In spite of their differing perceptions of the architecture of the totalitarian superstate and how it exercised power and control over its residents, George Orwell and Aldus Huxley shared a fundamental conviction. They both argued that the established democracies of the West were moving quickly toward an historical moment when they would willingly relinquish the noble promises and ideals of liberal democracy and enter that menacing space where totalitarianism perverts the modern ideals of justice, freedom, and political emancipation. Both believed that Western democracies were devolving into pathological states in which politics was recognized in the interest of death over life and justice. Both were unequivocal in the shared understanding that the future of civilization was on the verge of total domination or what Hannah Arendt called “dark times.”
While Neil Postman and other critical descendants have pitted Orwell and Huxley against each other because of their distinctively separate notions of a future dystopian society, I believe that the dark shadow of authoritarianism that shrouds American society like a thick veil can be lifted by re-examining Orwell’s prescient dystopian fable 1984 as well as Huxley’s Brave New World in light of contemporary neoliberal ascendancy. Rather than pit their dystopian visions against each other, it might be more productive to see them as complementing each other, especially at a time when to quote Antonio Gramsci “The old world is dying and the new world struggles to be born. Now is the time of monsters.”

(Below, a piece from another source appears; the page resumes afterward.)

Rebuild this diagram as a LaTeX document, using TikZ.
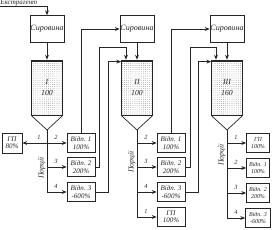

Both authors provide insights into the merging of the totalitarian elements that constitute a new and more hybridized form of authoritarian control, appearing less as fiction than a threatening portend of the unfolding 21st century. Consumer fantasies and authoritarian control, “Big Brother” intelligence agencies and the voracious seductions of privatized pleasures, along with the rise of the punishing state—which criminalizes an increasing number of behaviors and invests in institutions that incarcerate and are organized principally for the production of violence–and the collapse of democratic public spheres into narrow market-driven orbits of privatization–these now constitute the new order of authoritarianism.
Orwell’s “Big Brother” found more recently a new incarnation in the revelations of government lawlessness and corporate spying by whistleblowers such as Chelsea Manning, Jeremy Hammond, and Edward Snowden. All of these individuals revealed a government that lied about its intelligence operations, illegally spied on millions of people who were not considered terrorists or had committed no crime, and collected data from every conceivable electronic source to be stored and potentially used to squelch dissent, blackmail people, or just intimidate those who fight to make corporate and state power accountable. Orwell offered his readers an image of the modern state in which privacy was no longer valued as a civil virtue and a basic human right, nor perceived as a measure of the robust strength of a healthy and thriving democracy. In Orwell’s dystopia the right to privacy had come under egregious assault, but the ruthless transgressions of privacy pointed to something more sinister than the violation of individual rights. The claim to privacy, for Orwell, represented a moral and political principle by which to assess the nature, power, and severity of an emerging totalitarian state. Orwell’s warning was intended to shed light on the horrors of totalitarianism, the corruption of language, the production of a pervasive stupidity, and the endless regimes of state spying imposed on citizens in the mid-20th-century.